Directive:
All of the lines below are to be transcribed faithfully, with pictures excluded from the copy.
───── Information supplied
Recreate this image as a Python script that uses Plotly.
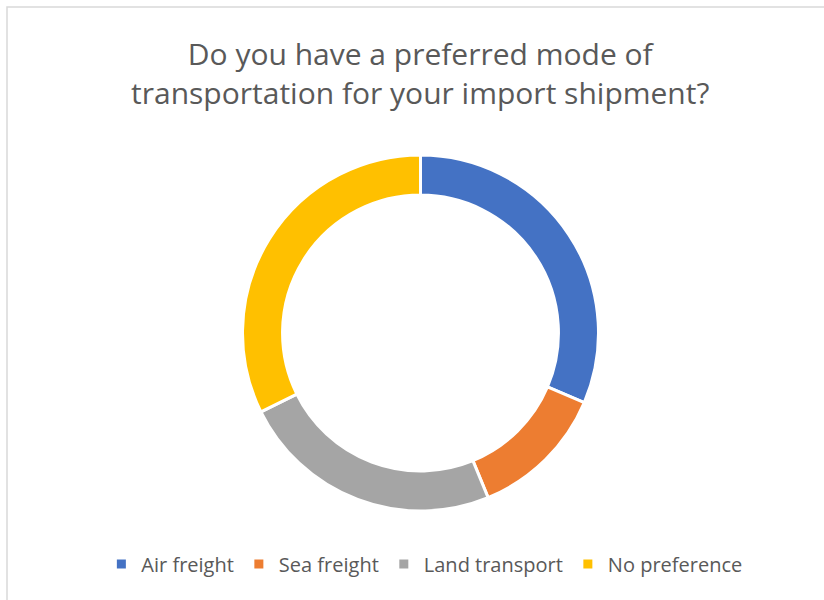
import plotly.graph_objects as go

categories = ["Air freight", "Sea freight", "Land transport", "No preference"]
values = [31.4, 12.4, 23.9, 32.3]
colors = ["#4472C4", "#ED7D31", "#A5A5A5", "#FFC000"]
title_text = "Do you have a preferred mode of<br>transportation for your import shipment?"

W, H = 824, 600
cx, cy, r = 420.5, 333, 178

fig = go.Figure(go.Pie(
    labels=categories, values=values, sort=False, direction="clockwise", rotation=0,
    hole=0.775, textinfo="none", hoverinfo="label+percent",
    marker=dict(colors=colors, line=dict(color="white", width=3)),
    domain=dict(x=[(cx - r) / W, (cx + r) / W], y=[(H - cy - r) / H, (H - cy + r) / H]),
))

fig.update_layout(
    width=W, height=H, margin=dict(l=0, r=0, t=0, b=0),
    paper_bgcolor="white", plot_bgcolor="white",
    font=dict(family="Open Sans, sans-serif", color="#595959"),
    title=dict(text=title_text, x=0.51, xanchor="center", y=1 - 65 / H, yanchor="middle",
               font=dict(size=30, color="#595959")),
    showlegend=True,
    legend=dict(orientation="h", x=0.515, xanchor="center", y=1 - 564 / H, yanchor="middle",
                font=dict(size=20, color="#595959"), itemwidth=30),
    shapes=[dict(type="rect", xref="paper", yref="paper", x0=7 / W, y0=1 - 7 / H, x1=1.05, y1=-0.05,
                 line=dict(color="#D9D9D9", width=1.5), fillcolor="rgba(0,0,0,0)", layer="below")],
)

fig.write_html("out.html", config={"displayModeBar": False},
               post_script="document.body.style.margin='0';document.body.style.overflow='hidden';")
──────────
Solution to this problem:
Recreate this image as a Python script that uses Plotly.
import plotly.graph_objects as go

categories = ["Air freight", "Sea freight", "Land transport", "No preference"]
values = [31.4, 12.4, 23.9, 32.3]
colors = ["#4472C4", "#ED7D31", "#A5A5A5", "#FFC000"]
title_text = "Do you have a preferred mode of<br>transportation for your import shipment?"

W, H = 824, 600
cx, cy, r = 420.5, 333, 178

fig = go.Figure(go.Pie(
    labels=categories, values=values, sort=False, direction="clockwise", rotation=0,
    hole=0.775, textinfo="none", hoverinfo="label+percent",
    marker=dict(colors=colors, line=dict(color="white", width=3)),
    domain=dict(x=[(cx - r) / W, (cx + r) / W], y=[(H - cy - r) / H, (H - cy + r) / H]),
))

fig.update_layout(
    width=W, height=H, margin=dict(l=0, r=0, t=0, b=0),
    paper_bgcolor="white", plot_bgcolor="white",
    font=dict(family="Open Sans, sans-serif", color="#595959"),
    title=dict(text=title_text, x=0.51, xanchor="center", y=1 - 65 / H, yanchor="middle",
               font=dict(size=30, color="#595959")),
    showlegend=True,
    legend=dict(orientation="h", x=0.515, xanchor="center", y=1 - 564 / H, yanchor="middle",
                font=dict(size=20, color="#595959"), itemwidth=30),
    shapes=[dict(type="rect", xref="paper", yref="paper", x0=7 / W, y0=1 - 7 / H, x1=1.05, y1=-0.05,
                 line=dict(color="#D9D9D9", width=1.5), fillcolor="rgba(0,0,0,0)", layer="below")],
)

fig.write_html("out.html", config={"displayModeBar": False},
               post_script="document.body.style.margin='0';document.body.style.overflow='hidden';")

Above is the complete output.